7 years ago we started a partnership with the Lowry Theatre in Salford to look at ways of using the arts to not only engage with young carers but as a way of helping them tell their stories, helping them put their issues on the table and to help them influence politicians both locally and nationally. Due to the amazing support of the incredible staff at the Lowry, from the CEO down, those 7 years have been incredible but who would have thought that one of our partnership projects would be going on a national tour.
Who Cares has embarked on a five-week, 27-venue national tour – culminating in a performance at The House of Lords in Westminster from 30 October- 5 December.
Who Cares is a gripping verbatim theatre production based on 2 years of interviews that offers a rare insight into a year in the lives of young carers from Salford. The play aims to help identify ‘hidden’ young carers in society and signpost them to support available through local young carers services.
Who Cares, was written by Matt Woodhead and co-produced by The Lowry and LUNG Theatre, who are Associate Artists at the Salford-based venue. It was made in partnership with The Gaddum Centre’s Salford Carers Service.
The 27 youth settings across the country are non-traditional theatre spaces – these venues have been chosen in partnership with Onside Youth Zones – a national youth center charity, Aldridge Education – the academy schools chain founded by Sir Rod Aldridge and local Young Carers Services
Who Cares began in 2016 when The Lowry and Salford Young Carers Service commissioned a new production from LUNG that would shine a light on the untold stories of young carers in Salford.
It is estimated that there are more than 700,000 young carers in the UK. These are children and young people, aged 17 and under, who provide unpaid care to a family member because of a disability, illness, mental health condition, or a drug / alcohol addiction. These young people often manage a wide range of responsibilities from practical tasks like cooking, managing budgets and picking up prescriptions, through to providing personal care and emotional support for their families. What’s more, they are often managing these responsibilities under the radar of professionals, schoolteachers and friends.
We know that many young carers are not aware there is support available to them so we wanted to commission a piece of theatre that would help young carers identify themselves, and help the adults and peers around them better understand the reality these young carers are facing. We also wanted to give young carers a voice in front of the politicians and decision makers who can lobby for a change in policy so that there is more support for young carers across the country.

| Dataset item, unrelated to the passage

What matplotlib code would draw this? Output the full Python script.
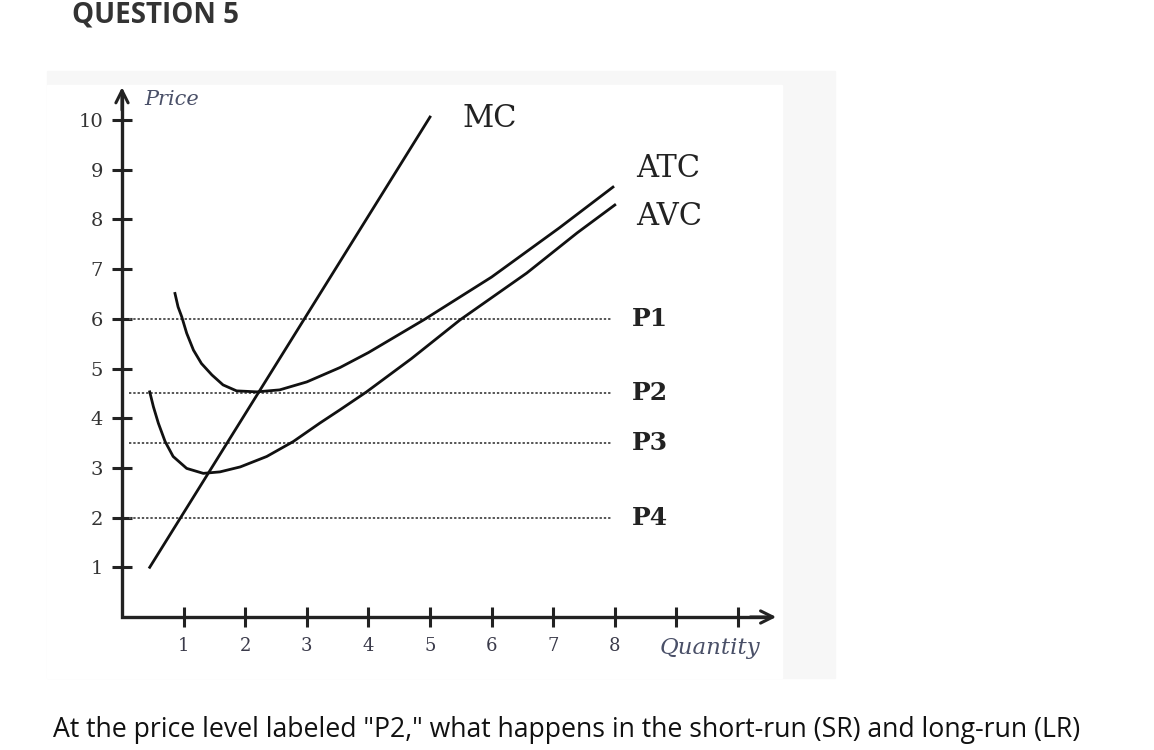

LUNG are one of The Lowry’s Associate Artist companies who specialise in verbatim theatre. This is a kind of theatre where actors use the actual words of real life people onstage. LUNG followed and interviewed a group of young carers in Salford for a year to build up a picture of their day to day lives. They also talked to teachers, politicians and the young carers’ parents. Then they crafted that into a professional production, working with the young carers throughout to make sure that what was being seen onstage was honest, authentic and true to them.
The response to the initial one off show was extraordinary. Within a couple of weeks we had heard from more than 20 schools and organisations wanting us to take the show on tour. So, with the generous support of Curious Minds and The Oglesby Charitable Trust we are now embarking on a five-week national tour, beginning in Salford and ending at the House of Lords, Westminster.
About The Show
The Alarm Rings, You Take a Breath, Then it Starts...
Sitting at the back of the bus, skipping the lunch queue and skiving lessons. At school Nicole, Jade and Connor are just like everybody else. But when they get home, things are very different.
Nicole started caring for her mum when she was four. Every morning Nicole helps her get washed, put on clothes and eat breakfast. Jade has always cared for her brother, but she never expected to look after dad as well - now she juggles two lots of appointments, two lots of prescriptions, two lots of assessment forms. Connor cares for his mum. But he doesn't like to talk about it.
Adapted from real-life testimonies, this bold and pertinent piece of documentary theatre examines our failing system, the impact of austerity and what happens when a child becomes the parent.
As Who Cares tours the 26 youth settings it will reach over 3000 young people nationally. In each area we have connected with the young carers service who will be present at each performance to offer support and information to young people, teachers and youth workers.